**REQUIREMENTS:** Without the pictures, return exactly the lines from the one with "Write the React, TypeScript" through the one with "const titleFont = 48;". Both end lines belong in the copy.

**PROVIDED ENTRIES:**
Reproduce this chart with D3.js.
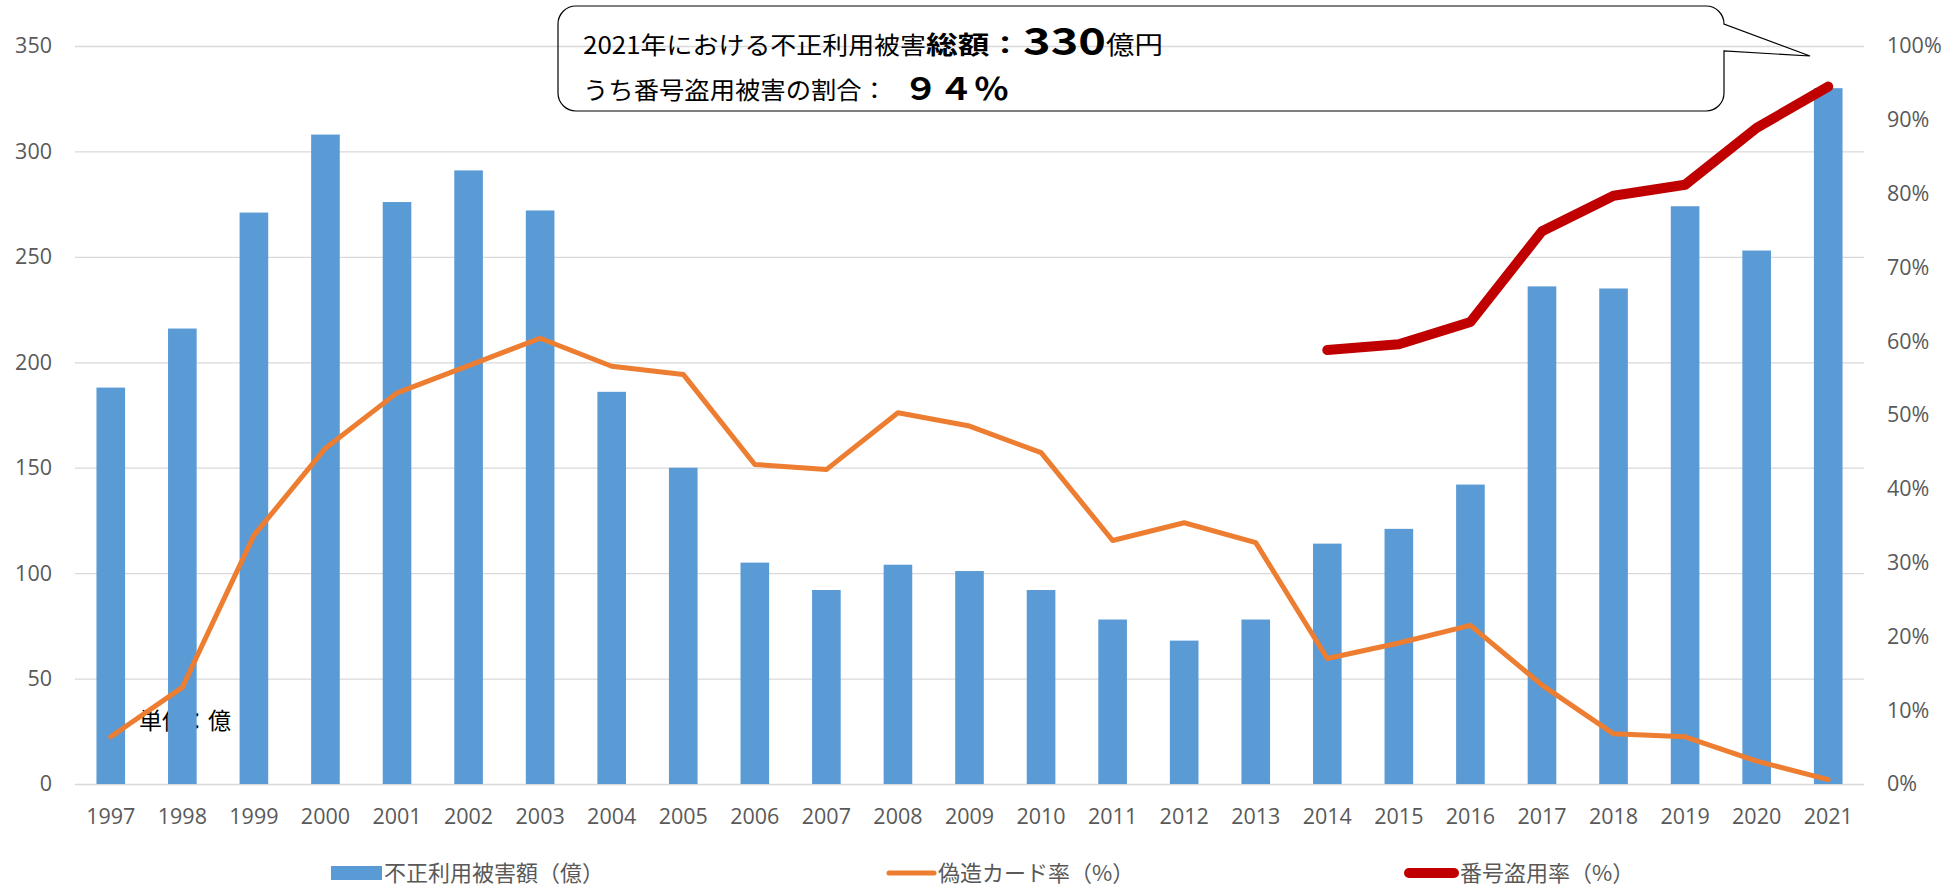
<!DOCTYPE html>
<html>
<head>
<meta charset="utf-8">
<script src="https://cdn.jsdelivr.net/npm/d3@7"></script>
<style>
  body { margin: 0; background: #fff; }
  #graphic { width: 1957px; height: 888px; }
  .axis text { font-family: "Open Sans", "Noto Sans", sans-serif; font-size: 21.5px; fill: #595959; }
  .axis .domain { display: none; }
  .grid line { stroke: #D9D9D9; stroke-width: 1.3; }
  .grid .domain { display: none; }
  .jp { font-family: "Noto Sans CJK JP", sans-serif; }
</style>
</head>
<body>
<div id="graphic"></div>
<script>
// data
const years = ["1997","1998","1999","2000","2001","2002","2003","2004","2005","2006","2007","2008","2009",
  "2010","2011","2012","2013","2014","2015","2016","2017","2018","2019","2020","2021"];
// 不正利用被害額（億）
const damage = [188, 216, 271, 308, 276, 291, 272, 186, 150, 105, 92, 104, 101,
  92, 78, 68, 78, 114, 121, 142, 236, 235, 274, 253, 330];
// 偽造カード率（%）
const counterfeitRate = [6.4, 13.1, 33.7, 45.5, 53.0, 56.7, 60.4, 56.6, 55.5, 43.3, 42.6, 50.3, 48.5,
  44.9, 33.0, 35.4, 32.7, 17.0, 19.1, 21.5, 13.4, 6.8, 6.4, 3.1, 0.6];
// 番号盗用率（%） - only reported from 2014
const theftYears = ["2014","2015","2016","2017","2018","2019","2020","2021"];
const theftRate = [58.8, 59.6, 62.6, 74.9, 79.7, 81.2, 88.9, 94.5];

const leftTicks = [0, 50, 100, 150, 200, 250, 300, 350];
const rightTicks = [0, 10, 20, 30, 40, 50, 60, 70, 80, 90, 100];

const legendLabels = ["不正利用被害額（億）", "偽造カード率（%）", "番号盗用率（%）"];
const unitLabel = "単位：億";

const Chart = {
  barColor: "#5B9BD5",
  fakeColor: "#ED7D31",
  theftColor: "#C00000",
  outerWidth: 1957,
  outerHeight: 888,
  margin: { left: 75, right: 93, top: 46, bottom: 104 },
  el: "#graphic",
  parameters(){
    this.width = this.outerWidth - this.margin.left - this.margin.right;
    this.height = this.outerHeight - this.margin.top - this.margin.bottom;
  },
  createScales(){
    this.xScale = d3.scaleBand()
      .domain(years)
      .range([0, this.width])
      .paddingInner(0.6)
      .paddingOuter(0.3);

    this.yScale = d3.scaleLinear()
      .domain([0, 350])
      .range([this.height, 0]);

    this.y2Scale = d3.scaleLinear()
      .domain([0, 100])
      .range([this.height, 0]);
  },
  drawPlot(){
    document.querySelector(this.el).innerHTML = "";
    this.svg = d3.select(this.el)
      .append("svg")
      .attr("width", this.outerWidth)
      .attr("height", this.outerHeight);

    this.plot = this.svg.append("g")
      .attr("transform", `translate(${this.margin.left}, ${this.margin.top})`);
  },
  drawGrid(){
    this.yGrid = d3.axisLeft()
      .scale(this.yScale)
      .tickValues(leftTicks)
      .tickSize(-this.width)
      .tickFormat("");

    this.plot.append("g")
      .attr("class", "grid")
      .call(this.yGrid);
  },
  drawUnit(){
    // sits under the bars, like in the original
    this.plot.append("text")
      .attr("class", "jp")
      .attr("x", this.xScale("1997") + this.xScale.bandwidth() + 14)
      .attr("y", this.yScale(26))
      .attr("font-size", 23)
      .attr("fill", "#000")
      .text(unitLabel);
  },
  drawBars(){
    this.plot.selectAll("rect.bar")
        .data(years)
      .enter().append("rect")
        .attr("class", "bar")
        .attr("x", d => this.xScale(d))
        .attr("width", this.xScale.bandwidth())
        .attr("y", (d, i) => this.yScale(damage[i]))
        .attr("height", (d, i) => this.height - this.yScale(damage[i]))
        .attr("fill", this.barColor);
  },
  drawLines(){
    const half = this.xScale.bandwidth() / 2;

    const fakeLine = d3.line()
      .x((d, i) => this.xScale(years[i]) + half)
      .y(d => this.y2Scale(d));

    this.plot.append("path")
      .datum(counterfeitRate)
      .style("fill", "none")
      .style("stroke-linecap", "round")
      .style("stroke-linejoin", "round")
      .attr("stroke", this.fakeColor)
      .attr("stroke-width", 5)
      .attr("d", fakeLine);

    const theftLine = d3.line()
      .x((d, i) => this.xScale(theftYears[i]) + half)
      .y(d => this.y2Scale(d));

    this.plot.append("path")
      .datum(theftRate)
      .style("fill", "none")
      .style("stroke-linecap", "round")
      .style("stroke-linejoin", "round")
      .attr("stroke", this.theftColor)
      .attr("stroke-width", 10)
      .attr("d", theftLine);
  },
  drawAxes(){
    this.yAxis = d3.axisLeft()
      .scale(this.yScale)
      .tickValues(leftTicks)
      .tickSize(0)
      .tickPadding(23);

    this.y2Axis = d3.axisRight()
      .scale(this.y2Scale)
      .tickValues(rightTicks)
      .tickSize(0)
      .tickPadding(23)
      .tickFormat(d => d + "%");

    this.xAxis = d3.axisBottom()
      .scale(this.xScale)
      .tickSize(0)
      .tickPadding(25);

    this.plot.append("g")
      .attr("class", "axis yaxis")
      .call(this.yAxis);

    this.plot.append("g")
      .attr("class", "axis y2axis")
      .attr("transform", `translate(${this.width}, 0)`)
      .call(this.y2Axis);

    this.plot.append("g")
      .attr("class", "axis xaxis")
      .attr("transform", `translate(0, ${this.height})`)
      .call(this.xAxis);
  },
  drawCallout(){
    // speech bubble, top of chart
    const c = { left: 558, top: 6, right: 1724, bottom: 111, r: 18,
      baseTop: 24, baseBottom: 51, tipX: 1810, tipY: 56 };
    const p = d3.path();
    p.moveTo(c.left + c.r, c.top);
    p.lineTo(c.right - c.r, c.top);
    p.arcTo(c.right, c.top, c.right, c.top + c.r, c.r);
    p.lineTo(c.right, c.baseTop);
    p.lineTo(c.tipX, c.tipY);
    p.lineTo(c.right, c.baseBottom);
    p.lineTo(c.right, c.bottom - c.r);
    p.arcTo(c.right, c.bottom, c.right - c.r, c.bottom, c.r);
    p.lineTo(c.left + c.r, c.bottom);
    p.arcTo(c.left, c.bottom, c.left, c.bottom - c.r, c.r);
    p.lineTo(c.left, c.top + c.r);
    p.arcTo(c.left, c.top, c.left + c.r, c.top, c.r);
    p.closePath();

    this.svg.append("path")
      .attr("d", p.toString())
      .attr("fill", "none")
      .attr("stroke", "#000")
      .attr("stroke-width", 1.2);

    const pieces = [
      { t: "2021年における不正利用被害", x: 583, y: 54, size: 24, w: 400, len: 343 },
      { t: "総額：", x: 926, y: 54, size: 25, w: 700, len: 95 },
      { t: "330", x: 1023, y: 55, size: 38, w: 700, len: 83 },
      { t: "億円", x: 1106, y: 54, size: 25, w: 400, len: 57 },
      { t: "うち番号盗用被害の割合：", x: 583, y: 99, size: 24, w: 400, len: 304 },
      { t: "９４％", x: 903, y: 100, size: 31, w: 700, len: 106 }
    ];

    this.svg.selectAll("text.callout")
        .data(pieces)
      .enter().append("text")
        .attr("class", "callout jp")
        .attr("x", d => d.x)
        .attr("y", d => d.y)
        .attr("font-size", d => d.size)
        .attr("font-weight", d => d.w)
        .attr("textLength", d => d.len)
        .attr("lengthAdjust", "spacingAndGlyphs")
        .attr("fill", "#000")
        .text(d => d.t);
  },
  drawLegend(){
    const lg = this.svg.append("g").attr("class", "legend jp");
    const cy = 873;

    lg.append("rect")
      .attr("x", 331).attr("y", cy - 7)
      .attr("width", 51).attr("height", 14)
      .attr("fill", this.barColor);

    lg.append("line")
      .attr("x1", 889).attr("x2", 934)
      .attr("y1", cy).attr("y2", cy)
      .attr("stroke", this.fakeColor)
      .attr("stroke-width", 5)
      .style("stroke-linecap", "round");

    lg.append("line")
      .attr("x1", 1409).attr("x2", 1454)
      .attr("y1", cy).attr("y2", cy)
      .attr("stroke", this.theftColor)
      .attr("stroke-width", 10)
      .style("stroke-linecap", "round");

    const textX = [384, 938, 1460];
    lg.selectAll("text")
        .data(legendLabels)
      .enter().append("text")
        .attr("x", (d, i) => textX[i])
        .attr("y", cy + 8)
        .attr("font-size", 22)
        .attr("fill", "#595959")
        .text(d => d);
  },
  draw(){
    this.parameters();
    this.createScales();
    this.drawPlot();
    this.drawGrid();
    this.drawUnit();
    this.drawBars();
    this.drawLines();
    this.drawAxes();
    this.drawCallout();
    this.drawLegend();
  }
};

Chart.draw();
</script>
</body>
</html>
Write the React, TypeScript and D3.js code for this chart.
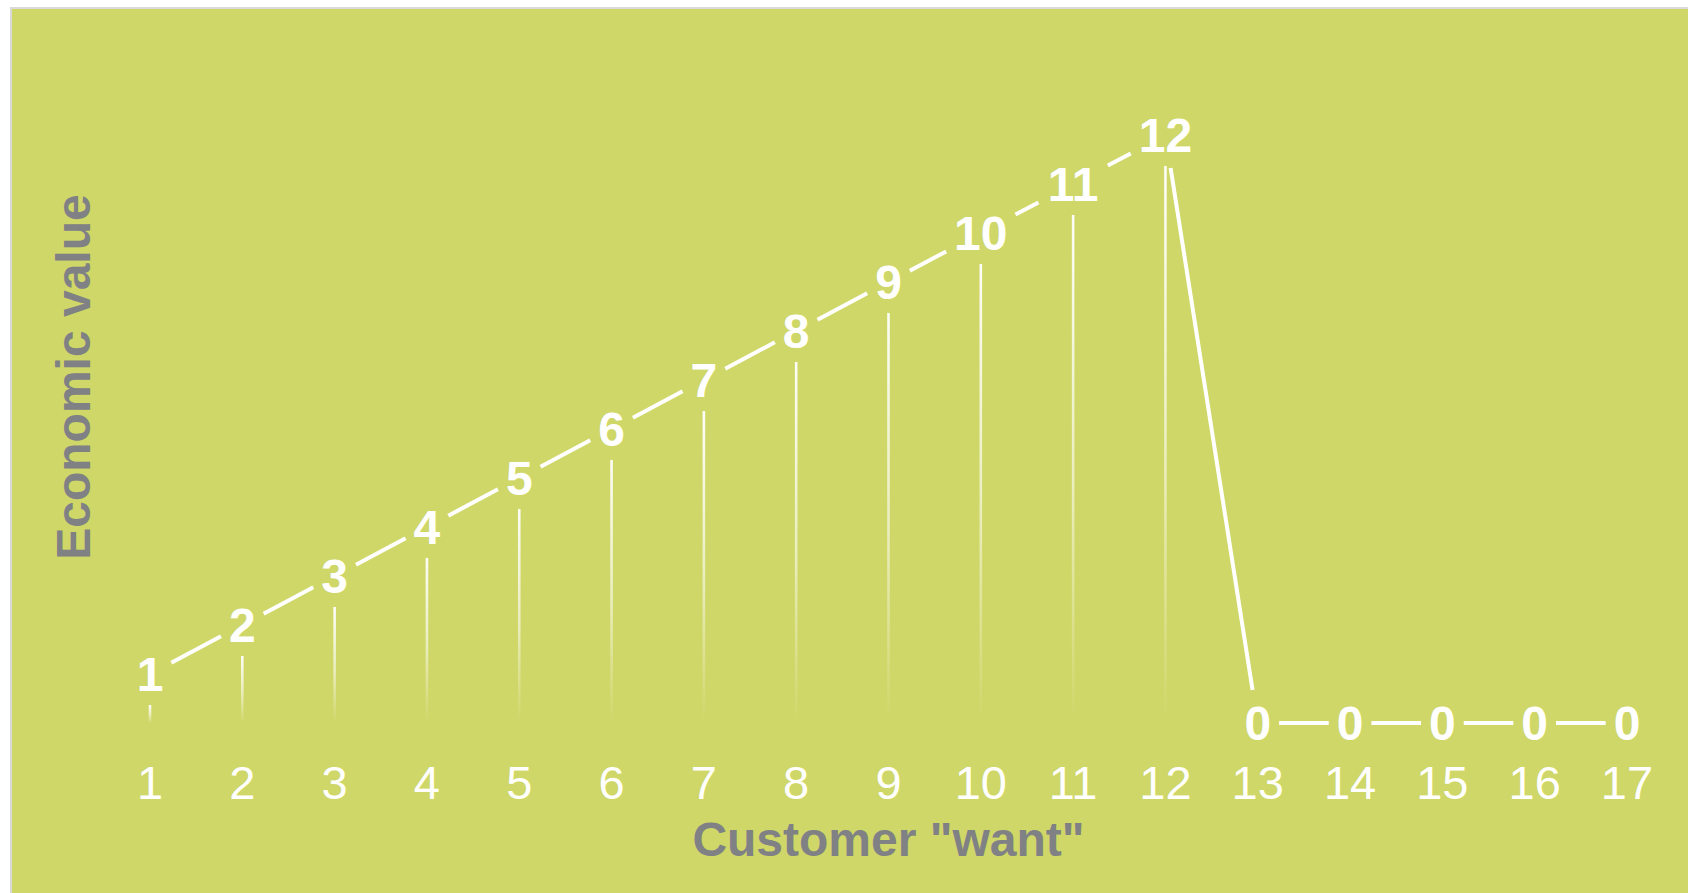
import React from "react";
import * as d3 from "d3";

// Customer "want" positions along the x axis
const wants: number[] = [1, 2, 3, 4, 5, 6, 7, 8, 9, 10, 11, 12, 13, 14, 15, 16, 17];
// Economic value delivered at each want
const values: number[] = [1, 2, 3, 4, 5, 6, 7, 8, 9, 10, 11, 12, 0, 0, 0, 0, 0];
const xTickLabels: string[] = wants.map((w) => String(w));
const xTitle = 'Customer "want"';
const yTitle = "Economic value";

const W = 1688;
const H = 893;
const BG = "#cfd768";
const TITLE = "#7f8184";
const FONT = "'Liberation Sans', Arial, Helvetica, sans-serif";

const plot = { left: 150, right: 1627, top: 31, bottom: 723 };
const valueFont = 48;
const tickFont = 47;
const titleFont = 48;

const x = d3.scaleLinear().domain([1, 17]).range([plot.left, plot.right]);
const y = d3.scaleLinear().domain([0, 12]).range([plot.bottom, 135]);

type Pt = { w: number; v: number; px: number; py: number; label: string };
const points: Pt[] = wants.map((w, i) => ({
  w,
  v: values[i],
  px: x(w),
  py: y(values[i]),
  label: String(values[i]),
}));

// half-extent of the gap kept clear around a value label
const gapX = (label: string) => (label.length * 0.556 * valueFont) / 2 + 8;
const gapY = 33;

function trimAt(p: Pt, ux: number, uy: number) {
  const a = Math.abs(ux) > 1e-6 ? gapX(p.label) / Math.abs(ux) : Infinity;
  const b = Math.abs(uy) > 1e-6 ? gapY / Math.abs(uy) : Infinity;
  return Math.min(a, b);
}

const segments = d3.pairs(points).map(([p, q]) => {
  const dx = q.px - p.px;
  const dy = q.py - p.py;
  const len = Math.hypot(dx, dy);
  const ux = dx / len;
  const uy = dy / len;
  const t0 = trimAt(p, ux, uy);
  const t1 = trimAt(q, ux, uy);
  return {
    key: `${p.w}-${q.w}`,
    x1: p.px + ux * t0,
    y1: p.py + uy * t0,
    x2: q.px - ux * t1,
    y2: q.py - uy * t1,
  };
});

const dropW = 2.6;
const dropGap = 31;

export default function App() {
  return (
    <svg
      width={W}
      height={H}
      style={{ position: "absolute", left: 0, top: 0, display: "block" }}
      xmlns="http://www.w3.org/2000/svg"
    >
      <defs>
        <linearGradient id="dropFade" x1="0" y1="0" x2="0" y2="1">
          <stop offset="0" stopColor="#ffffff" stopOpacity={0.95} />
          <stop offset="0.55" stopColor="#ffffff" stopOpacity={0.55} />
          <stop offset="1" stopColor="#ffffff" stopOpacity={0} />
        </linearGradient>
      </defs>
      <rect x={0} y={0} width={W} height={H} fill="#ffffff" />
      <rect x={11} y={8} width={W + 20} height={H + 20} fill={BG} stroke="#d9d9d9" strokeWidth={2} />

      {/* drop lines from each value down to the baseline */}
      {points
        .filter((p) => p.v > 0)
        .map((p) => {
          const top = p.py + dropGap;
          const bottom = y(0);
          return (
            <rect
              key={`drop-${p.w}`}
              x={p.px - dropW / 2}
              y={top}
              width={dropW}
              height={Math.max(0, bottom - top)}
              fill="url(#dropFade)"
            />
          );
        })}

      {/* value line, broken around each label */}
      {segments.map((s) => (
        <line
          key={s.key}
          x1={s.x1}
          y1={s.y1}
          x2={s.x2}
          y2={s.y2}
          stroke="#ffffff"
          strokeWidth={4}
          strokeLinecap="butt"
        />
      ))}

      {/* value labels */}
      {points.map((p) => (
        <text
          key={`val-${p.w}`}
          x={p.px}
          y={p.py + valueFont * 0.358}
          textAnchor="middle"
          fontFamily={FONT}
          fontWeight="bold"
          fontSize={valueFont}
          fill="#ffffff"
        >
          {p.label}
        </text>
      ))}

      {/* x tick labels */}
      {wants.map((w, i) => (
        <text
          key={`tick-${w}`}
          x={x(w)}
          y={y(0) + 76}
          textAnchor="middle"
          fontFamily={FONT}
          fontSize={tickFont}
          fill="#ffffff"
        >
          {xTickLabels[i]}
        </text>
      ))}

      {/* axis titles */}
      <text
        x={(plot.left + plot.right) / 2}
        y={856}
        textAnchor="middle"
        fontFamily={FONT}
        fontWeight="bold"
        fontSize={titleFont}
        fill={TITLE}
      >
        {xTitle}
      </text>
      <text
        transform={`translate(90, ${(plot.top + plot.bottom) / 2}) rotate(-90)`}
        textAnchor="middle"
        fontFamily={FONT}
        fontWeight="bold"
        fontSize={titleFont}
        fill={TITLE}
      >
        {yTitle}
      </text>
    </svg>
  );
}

**ANSWER:**
Write the React, TypeScript and D3.js code for this chart.
import React from "react";
import * as d3 from "d3";

// Customer "want" positions along the x axis
const wants: number[] = [1, 2, 3, 4, 5, 6, 7, 8, 9, 10, 11, 12, 13, 14, 15, 16, 17];
// Economic value delivered at each want
const values: number[] = [1, 2, 3, 4, 5, 6, 7, 8, 9, 10, 11, 12, 0, 0, 0, 0, 0];
const xTickLabels: string[] = wants.map((w) => String(w));
const xTitle = 'Customer "want"';
const yTitle = "Economic value";

const W = 1688;
const H = 893;
const BG = "#cfd768";
const TITLE = "#7f8184";
const FONT = "'Liberation Sans', Arial, Helvetica, sans-serif";

const plot = { left: 150, right: 1627, top: 31, bottom: 723 };
const valueFont = 48;
const tickFont = 47;
const titleFont = 48;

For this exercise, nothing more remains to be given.